> **What needs to be done**
Exactly the lines from the start of the data below through the line that contains "fig = go.Figure()" are to be copied, with pictures left out.

> **Dataset content**
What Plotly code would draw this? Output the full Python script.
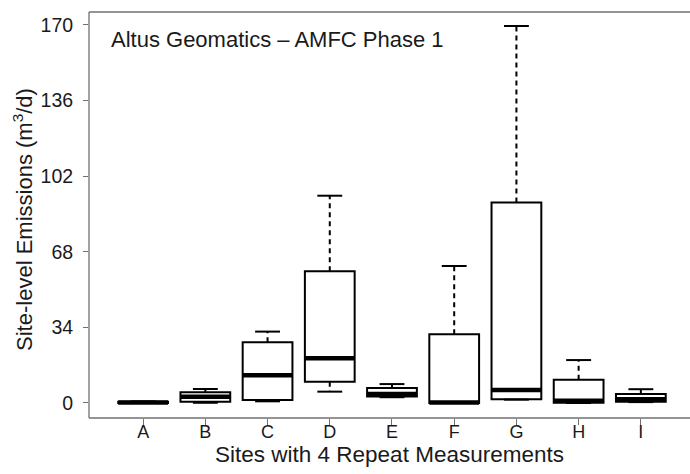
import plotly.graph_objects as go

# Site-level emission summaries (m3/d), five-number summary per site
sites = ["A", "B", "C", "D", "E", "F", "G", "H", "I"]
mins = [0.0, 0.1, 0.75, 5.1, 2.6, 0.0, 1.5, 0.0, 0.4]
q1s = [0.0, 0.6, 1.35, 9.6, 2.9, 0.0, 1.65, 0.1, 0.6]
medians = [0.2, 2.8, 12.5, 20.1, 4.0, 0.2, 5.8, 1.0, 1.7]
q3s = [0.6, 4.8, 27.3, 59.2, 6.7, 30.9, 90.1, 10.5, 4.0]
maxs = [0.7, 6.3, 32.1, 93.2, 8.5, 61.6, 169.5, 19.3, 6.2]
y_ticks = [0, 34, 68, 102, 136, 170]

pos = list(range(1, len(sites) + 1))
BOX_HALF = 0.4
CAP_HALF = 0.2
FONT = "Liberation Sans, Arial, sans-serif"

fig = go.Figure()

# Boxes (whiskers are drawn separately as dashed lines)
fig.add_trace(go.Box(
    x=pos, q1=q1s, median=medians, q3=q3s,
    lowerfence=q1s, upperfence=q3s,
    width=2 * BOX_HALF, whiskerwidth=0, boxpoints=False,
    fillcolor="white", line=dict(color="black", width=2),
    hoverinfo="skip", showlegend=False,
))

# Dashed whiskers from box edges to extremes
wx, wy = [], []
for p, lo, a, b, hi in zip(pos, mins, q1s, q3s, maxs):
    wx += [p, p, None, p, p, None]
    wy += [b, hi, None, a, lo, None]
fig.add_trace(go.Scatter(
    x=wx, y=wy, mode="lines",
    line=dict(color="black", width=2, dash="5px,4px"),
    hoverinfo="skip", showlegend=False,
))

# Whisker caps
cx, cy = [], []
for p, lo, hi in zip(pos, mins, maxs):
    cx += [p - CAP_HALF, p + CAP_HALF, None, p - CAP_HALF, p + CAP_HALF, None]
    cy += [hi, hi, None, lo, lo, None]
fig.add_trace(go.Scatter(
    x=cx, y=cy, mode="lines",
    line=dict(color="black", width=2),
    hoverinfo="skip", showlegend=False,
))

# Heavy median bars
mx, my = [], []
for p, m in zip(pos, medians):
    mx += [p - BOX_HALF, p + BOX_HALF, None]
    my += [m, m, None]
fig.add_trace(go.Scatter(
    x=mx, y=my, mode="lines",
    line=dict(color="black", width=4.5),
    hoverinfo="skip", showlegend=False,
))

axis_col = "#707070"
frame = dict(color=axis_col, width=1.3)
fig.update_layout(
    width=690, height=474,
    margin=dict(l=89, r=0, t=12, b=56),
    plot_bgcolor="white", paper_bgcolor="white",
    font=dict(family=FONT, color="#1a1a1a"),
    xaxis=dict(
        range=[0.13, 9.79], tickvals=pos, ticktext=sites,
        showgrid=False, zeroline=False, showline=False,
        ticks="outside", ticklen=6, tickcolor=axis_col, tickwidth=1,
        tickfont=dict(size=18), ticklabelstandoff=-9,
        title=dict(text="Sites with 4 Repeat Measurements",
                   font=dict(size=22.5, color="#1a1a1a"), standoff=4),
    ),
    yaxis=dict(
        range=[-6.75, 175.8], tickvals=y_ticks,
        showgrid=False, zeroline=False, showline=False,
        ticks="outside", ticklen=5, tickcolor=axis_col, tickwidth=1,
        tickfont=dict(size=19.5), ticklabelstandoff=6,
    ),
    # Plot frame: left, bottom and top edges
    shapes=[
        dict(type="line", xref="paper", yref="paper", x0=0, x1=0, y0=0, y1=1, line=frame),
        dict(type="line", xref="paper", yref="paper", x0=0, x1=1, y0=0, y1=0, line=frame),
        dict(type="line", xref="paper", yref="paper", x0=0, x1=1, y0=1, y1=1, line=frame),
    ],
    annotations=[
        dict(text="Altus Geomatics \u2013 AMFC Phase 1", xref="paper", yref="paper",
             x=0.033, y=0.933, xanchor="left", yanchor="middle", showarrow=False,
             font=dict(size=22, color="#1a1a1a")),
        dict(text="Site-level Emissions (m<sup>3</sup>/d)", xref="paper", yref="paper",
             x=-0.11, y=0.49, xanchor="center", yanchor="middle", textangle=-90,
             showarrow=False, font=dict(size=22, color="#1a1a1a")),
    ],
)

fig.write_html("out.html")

> **Result for this exercise**
What Plotly code would draw this? Output the full Python script.
import plotly.graph_objects as go

# Site-level emission summaries (m3/d), five-number summary per site
sites = ["A", "B", "C", "D", "E", "F", "G", "H", "I"]
mins = [0.0, 0.1, 0.75, 5.1, 2.6, 0.0, 1.5, 0.0, 0.4]
q1s = [0.0, 0.6, 1.35, 9.6, 2.9, 0.0, 1.65, 0.1, 0.6]
medians = [0.2, 2.8, 12.5, 20.1, 4.0, 0.2, 5.8, 1.0, 1.7]
q3s = [0.6, 4.8, 27.3, 59.2, 6.7, 30.9, 90.1, 10.5, 4.0]
maxs = [0.7, 6.3, 32.1, 93.2, 8.5, 61.6, 169.5, 19.3, 6.2]
y_ticks = [0, 34, 68, 102, 136, 170]

pos = list(range(1, len(sites) + 1))
BOX_HALF = 0.4
CAP_HALF = 0.2
FONT = "Liberation Sans, Arial, sans-serif"

fig = go.Figure()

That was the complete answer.